▸ TASK REQUIREMENTS
Write out the opening lines of the data word for word, up to and including the line with "const [x0, x1] = p.x.range();", and leave every picture and every later line out.

--- SUPPLIED MATERIAL ---

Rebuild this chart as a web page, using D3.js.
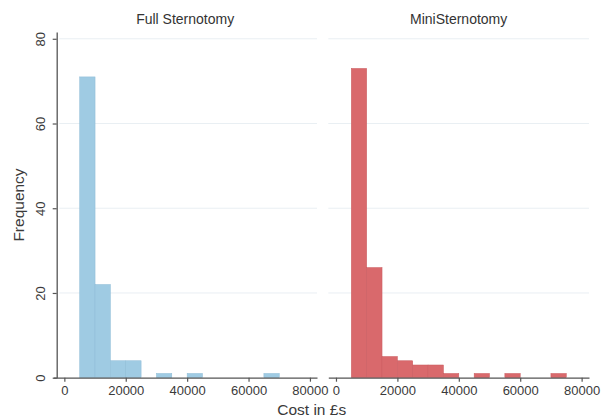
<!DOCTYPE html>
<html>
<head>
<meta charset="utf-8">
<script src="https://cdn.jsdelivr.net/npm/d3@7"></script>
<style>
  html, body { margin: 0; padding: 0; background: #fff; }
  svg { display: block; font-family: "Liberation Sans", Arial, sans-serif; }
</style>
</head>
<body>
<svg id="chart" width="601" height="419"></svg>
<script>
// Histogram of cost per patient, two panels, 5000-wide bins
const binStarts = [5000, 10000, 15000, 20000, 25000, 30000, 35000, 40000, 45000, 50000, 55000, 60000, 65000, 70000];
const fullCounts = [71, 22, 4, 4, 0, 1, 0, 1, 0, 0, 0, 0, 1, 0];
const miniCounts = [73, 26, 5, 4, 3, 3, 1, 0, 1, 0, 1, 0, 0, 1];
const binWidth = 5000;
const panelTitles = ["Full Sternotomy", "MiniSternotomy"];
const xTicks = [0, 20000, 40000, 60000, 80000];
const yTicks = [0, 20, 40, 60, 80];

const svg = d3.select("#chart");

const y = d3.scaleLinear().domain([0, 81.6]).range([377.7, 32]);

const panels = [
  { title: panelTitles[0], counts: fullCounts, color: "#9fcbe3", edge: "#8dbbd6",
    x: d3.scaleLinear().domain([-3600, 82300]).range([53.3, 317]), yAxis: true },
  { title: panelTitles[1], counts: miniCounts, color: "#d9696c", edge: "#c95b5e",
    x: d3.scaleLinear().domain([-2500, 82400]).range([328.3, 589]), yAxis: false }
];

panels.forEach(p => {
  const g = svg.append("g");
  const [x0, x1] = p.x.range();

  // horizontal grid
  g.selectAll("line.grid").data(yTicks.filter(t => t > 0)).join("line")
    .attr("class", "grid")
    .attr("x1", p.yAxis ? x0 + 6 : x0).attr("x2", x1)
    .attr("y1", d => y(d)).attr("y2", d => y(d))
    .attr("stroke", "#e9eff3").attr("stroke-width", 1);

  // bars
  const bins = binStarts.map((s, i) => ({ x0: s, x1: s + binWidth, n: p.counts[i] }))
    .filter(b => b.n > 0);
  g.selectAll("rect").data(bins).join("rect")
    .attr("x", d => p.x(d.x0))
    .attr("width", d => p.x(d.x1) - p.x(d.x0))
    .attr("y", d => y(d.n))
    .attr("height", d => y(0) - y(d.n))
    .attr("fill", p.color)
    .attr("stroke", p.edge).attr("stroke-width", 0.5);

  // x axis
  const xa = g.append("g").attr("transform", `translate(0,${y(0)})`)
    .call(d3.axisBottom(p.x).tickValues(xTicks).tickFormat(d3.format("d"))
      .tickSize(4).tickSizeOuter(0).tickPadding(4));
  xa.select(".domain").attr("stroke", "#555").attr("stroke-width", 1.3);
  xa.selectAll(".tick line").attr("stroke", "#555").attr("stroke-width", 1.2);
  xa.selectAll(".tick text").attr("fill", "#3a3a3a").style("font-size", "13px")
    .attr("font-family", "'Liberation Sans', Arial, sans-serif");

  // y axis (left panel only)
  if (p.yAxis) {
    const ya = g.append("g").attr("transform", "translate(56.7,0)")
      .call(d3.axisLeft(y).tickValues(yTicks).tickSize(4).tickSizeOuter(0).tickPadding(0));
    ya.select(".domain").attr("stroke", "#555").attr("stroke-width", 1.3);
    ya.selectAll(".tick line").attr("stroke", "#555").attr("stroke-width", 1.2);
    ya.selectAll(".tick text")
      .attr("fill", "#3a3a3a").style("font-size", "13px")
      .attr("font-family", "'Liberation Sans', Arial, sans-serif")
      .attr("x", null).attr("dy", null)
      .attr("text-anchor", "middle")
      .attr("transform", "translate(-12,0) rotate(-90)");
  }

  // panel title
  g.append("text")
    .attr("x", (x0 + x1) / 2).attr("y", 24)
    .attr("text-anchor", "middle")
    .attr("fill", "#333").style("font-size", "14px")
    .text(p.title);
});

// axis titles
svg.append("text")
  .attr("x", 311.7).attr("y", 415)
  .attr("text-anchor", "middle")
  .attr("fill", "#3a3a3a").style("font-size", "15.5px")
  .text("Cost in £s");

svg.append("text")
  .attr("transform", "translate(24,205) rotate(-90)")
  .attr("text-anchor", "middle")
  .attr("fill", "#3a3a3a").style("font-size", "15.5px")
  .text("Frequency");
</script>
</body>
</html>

---

▸ FINISHED EXERCISE
Rebuild this chart as a web page, using D3.js.
<!DOCTYPE html>
<html>
<head>
<meta charset="utf-8">
<script src="https://cdn.jsdelivr.net/npm/d3@7"></script>
<style>
  html, body { margin: 0; padding: 0; background: #fff; }
  svg { display: block; font-family: "Liberation Sans", Arial, sans-serif; }
</style>
</head>
<body>
<svg id="chart" width="601" height="419"></svg>
<script>
// Histogram of cost per patient, two panels, 5000-wide bins
const binStarts = [5000, 10000, 15000, 20000, 25000, 30000, 35000, 40000, 45000, 50000, 55000, 60000, 65000, 70000];
const fullCounts = [71, 22, 4, 4, 0, 1, 0, 1, 0, 0, 0, 0, 1, 0];
const miniCounts = [73, 26, 5, 4, 3, 3, 1, 0, 1, 0, 1, 0, 0, 1];
const binWidth = 5000;
const panelTitles = ["Full Sternotomy", "MiniSternotomy"];
const xTicks = [0, 20000, 40000, 60000, 80000];
const yTicks = [0, 20, 40, 60, 80];

const svg = d3.select("#chart");

const y = d3.scaleLinear().domain([0, 81.6]).range([377.7, 32]);

const panels = [
  { title: panelTitles[0], counts: fullCounts, color: "#9fcbe3", edge: "#8dbbd6",
    x: d3.scaleLinear().domain([-3600, 82300]).range([53.3, 317]), yAxis: true },
  { title: panelTitles[1], counts: miniCounts, color: "#d9696c", edge: "#c95b5e",
    x: d3.scaleLinear().domain([-2500, 82400]).range([328.3, 589]), yAxis: false }
];

panels.forEach(p => {
  const g = svg.append("g");
  const [x0, x1] = p.x.range();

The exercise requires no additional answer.